Well, Hal is exactly right that the process model has huge robustness benefits over threads due to the memory and scheduler isolation enforced between processes by the OS and MMU. He is also correct that much robustness is lost when running many applications in a multi-threaded environment (like the JVM), creating operational behavioral dependency among applications that didn’t exist at design time.
But rather than bowing to the false architectural dichotomy between the Process Model and the Thread Model, I propose an architecture that uses each of them to their best advantage, using processes to separate applications, and threads to separate transactions within applications, and also proposing a number of improvements to the JVM that would make this hybrid model as cheap to run as the monolithic JVM model we currently had.
Before continuing, let’s imagine for a minute a JVM that has some special properties:
- it has no transactional state, which most people would read as “share nothing”
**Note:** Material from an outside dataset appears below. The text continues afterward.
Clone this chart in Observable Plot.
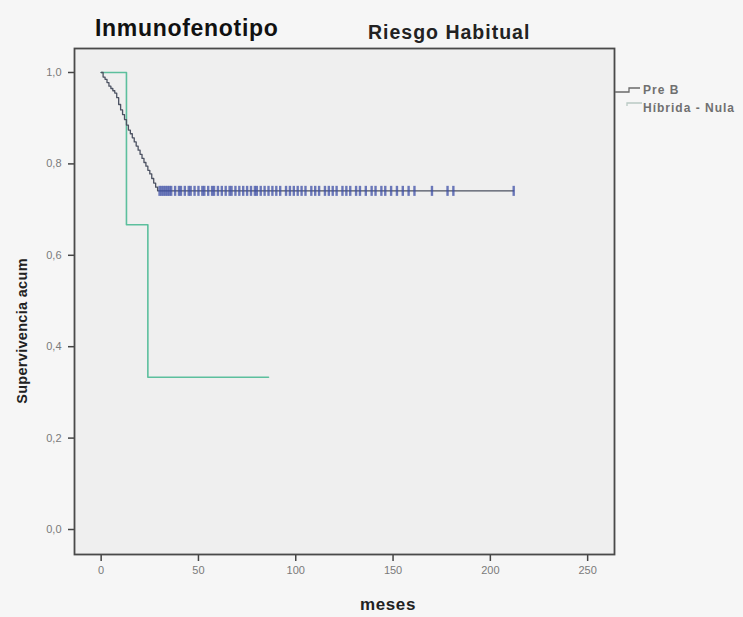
<!DOCTYPE html>
<html>
<head>
<meta charset="utf-8">
<script src="https://cdn.jsdelivr.net/npm/d3@7"></script>
<script src="https://cdn.jsdelivr.net/npm/@observablehq/plot@0.6"></script>
<style>
  html, body { margin: 0; padding: 0; background: #f6f6f6; }
  #wrap { position: relative; width: 743px; height: 617px; overflow: hidden; }
  #chart { position: absolute; left: 0; top: 0; }
  #overlay { position: absolute; left: 0; top: 0; pointer-events: none; }
</style>
</head>
<body>
<div id="wrap">
  <div id="chart"></div>
  <svg id="overlay" width="743" height="617">
    <text x="95" y="36" font-family="Liberation Sans, Arial, sans-serif" font-weight="bold" font-size="23" letter-spacing="0.7" fill="#111">Inmunofenotipo</text>
    <text x="368" y="39" font-family="Liberation Sans, Arial, sans-serif" font-weight="bold" font-size="19.5" letter-spacing="1" fill="#222">Riesgo Habitual</text>
    <text transform="translate(27,331) rotate(-90)" text-anchor="middle" font-family="Liberation Sans, Arial, sans-serif" font-weight="bold" font-size="14.5" letter-spacing="0.3" fill="#222">Supervivencia acum</text>
    <text x="388" y="610" text-anchor="middle" font-family="Liberation Sans, Arial, sans-serif" font-weight="bold" font-size="17" letter-spacing="0.6" fill="#222">meses</text>
    <g id="legend"></g>
  </svg>
</div>
<script>
// ---- data ----
const xTicks = [0, 50, 100, 150, 200, 250];
const yTicks = [0, 0.2, 0.4, 0.6, 0.8, 1.0];

const seriesNames = ["Pre B", "Híbrida - Nula"];

// Pre B: Kaplan-Meier steps
const preBTime = [0, 1, 2, 3, 4, 5, 6, 7, 8, 9, 10, 11, 12, 13, 14, 15, 16, 17, 18, 19, 20, 21, 22, 23, 24, 25, 26, 27, 28, 29];
const preBSurv = [1.0, 0.99, 0.985, 0.978, 0.97, 0.965, 0.96, 0.955, 0.945, 0.93, 0.918, 0.908, 0.897, 0.885, 0.874, 0.866, 0.857, 0.848, 0.839, 0.830, 0.821, 0.812, 0.803, 0.795, 0.786, 0.778, 0.768, 0.758, 0.749, 0.741];
const preBEnd = 212;
// Pre B censored observations (months)
const preBCensor = [30, 31, 32, 33, 34, 35, 36, 38, 40, 41, 43, 45, 46, 48, 50, 52, 53, 55, 57, 58,
  60, 62, 64, 66, 67, 69, 71, 73, 75, 77, 79, 80, 82, 84, 86, 88, 90, 92, 95, 97, 99, 101, 103, 105,
  108, 110, 112, 115, 117, 119, 121, 124, 126, 128, 131, 133, 136, 139, 141, 144, 146, 149, 152, 155,
  158, 161, 170, 178, 181, 212];

// Híbrida - Nula: Kaplan-Meier steps
const hibTime = [0, 13, 24];
const hibSurv = [1.0, 0.667, 0.333];
const hibEnd = 86;

// ---- build tables ----
const preBLine = preBTime.map((t, i) => ({t, s: preBSurv[i]})).concat([{t: preBEnd, s: preBSurv[preBSurv.length - 1]}]);
const hibLine = hibTime.map((t, i) => ({t, s: hibSurv[i]})).concat([{t: hibEnd, s: hibSurv[hibSurv.length - 1]}]);
const lastPreB = preBSurv[preBSurv.length - 1];
const censorData = preBCensor.map(t => ({t, s: lastPreB}));

const fmt = d => d.toFixed(1).replace(".", ",");

const preBColor = "#4c5262";
const hibColor = "#5cbf9d";
const censorColor = "#3e4fa6";

const chart = Plot.plot({
  width: 743,
  height: 617,
  marginLeft: 74,
  marginRight: 129,
  marginTop: 48,
  marginBottom: 63,
  style: {background: "transparent", fontFamily: "Liberation Sans, Arial, sans-serif"},
  x: {domain: [-13.7, 263.8]},
  y: {domain: [-0.0547, 1.0525]},
  marks: [
    Plot.frame({fill: "#efefef", stroke: "none"}),
    // tick marks
    Plot.axisX({ticks: xTicks, tickSize: 7, tickFormat: () => "", stroke: "#444", strokeWidth: 1.5, label: null}),
    Plot.axisY({ticks: yTicks, tickSize: 6, tickFormat: () => "", stroke: "#444", strokeWidth: 1.5, label: null}),
    // tick labels
    Plot.axisX({ticks: xTicks, tickSize: 0, tickPadding: 12, fontSize: 11, fill: "#7a7a7a", label: null}),
    Plot.axisY({ticks: yTicks, tickSize: 0, tickPadding: 13, fontSize: 11, fill: "#7a7a7a", tickFormat: fmt, label: null}),
    Plot.line(hibLine, {x: "t", y: "s", curve: "step-after", stroke: hibColor, strokeWidth: 1.6}),
    Plot.line(preBLine, {x: "t", y: "s", curve: "step-after", stroke: preBColor, strokeWidth: 1.3}),
    Plot.link(censorData, {x1: "t", x2: "t", y1: d => d.s - 0.011, y2: d => d.s + 0.011, stroke: censorColor, strokeWidth: 2.4, strokeOpacity: 0.75}),
    Plot.frame({stroke: "#4a4a4a", strokeWidth: 1.8})
  ]
});
document.getElementById("chart").appendChild(chart);

// legend
const lg = d3.select("#legend");
const legendItems = [
  {name: seriesNames[0], y: 90, color: "#6a6a6a", glyph: "M615,92 H629 V88 H640"},
  {name: seriesNames[1], y: 108, color: "#b9c9c3", glyph: "M627,106 V103 H642"}
];
legendItems.forEach(it => {
  lg.append("path").attr("d", it.glyph).attr("fill", "none").attr("stroke", it.color).attr("stroke-width", 1.3);
  lg.append("text").attr("x", 643).attr("y", it.y + 4)
    .attr("font-family", "Liberation Sans, Arial, sans-serif").attr("font-weight", "bold")
    .attr("font-size", 12).attr("letter-spacing", 1).attr("fill", "#707070").text(it.name);
});
</script>
</body>
</html>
- the transactional state is cached locally, and the ACI (but not D) cache is shared across all processes via shared memory
- a fully operational JVM can be launched from scratch, ready to process transactions, in, say, under a second
With such a JVM, it is not hard to imagine the proposed solution: the runtime architecture consist of one jar file (i.e., one application) per JVM, and that each JVM handles multiple simultaneous transactions in separate threads. An errant application could then be recycled by recycling the entire JVM around it. For greater robustness within a single application, multiple JVMs could run the same jar.
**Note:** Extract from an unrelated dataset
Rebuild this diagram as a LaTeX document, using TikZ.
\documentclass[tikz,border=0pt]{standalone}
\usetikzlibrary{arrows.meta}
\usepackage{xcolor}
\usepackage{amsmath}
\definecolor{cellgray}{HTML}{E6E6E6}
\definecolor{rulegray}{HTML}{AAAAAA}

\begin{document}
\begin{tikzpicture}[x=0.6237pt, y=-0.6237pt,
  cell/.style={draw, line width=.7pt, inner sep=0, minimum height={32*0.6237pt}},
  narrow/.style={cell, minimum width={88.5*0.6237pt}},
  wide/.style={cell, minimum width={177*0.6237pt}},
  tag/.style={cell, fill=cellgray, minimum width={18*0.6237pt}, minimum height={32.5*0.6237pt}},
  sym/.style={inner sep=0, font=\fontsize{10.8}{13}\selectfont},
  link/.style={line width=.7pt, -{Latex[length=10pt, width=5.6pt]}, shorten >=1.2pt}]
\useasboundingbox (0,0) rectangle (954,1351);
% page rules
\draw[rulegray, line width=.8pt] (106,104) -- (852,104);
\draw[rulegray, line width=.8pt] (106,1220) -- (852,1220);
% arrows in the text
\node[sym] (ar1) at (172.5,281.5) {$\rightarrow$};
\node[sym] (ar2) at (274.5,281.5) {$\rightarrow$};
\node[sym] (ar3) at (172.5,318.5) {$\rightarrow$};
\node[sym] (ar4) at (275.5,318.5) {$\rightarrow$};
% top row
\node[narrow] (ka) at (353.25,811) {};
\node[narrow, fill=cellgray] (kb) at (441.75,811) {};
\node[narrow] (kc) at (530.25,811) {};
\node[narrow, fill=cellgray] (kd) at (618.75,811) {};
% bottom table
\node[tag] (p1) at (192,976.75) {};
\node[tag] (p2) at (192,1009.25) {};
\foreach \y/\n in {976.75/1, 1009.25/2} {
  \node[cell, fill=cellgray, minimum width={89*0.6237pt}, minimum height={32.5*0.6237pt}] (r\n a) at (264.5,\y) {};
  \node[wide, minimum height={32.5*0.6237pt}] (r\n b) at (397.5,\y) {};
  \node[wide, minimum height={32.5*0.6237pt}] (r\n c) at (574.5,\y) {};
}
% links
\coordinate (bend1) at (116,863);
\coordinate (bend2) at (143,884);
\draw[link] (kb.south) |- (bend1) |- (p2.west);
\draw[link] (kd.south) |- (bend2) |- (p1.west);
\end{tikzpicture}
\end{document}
What you now have is a mini-cluster that provides the robustness of the Process Model with the multiprocessing and “forking” speed of the Thread Model.
In order to achieve this, the JVM would:
- have to be “pickle-able,” by which I mean that you can run a VM, get it to a steady state ready to process transactions, and then pickle it to disk, just like a VMWare image.
- support sharable read-only data, for all code and constant data
- the ability to pass TCP endpoints around among processes, so that a dispatcher process can funnel transactions to the right JVM without a copy.
I know some of these things have been worked on in the past, but I wonder if some of the specialized JVM vendors who have a stake in enterprise software (Oracle/WebLogic/JRockit, Azul Systems, Sun, IBM) shouldn’t start looking at this problem again.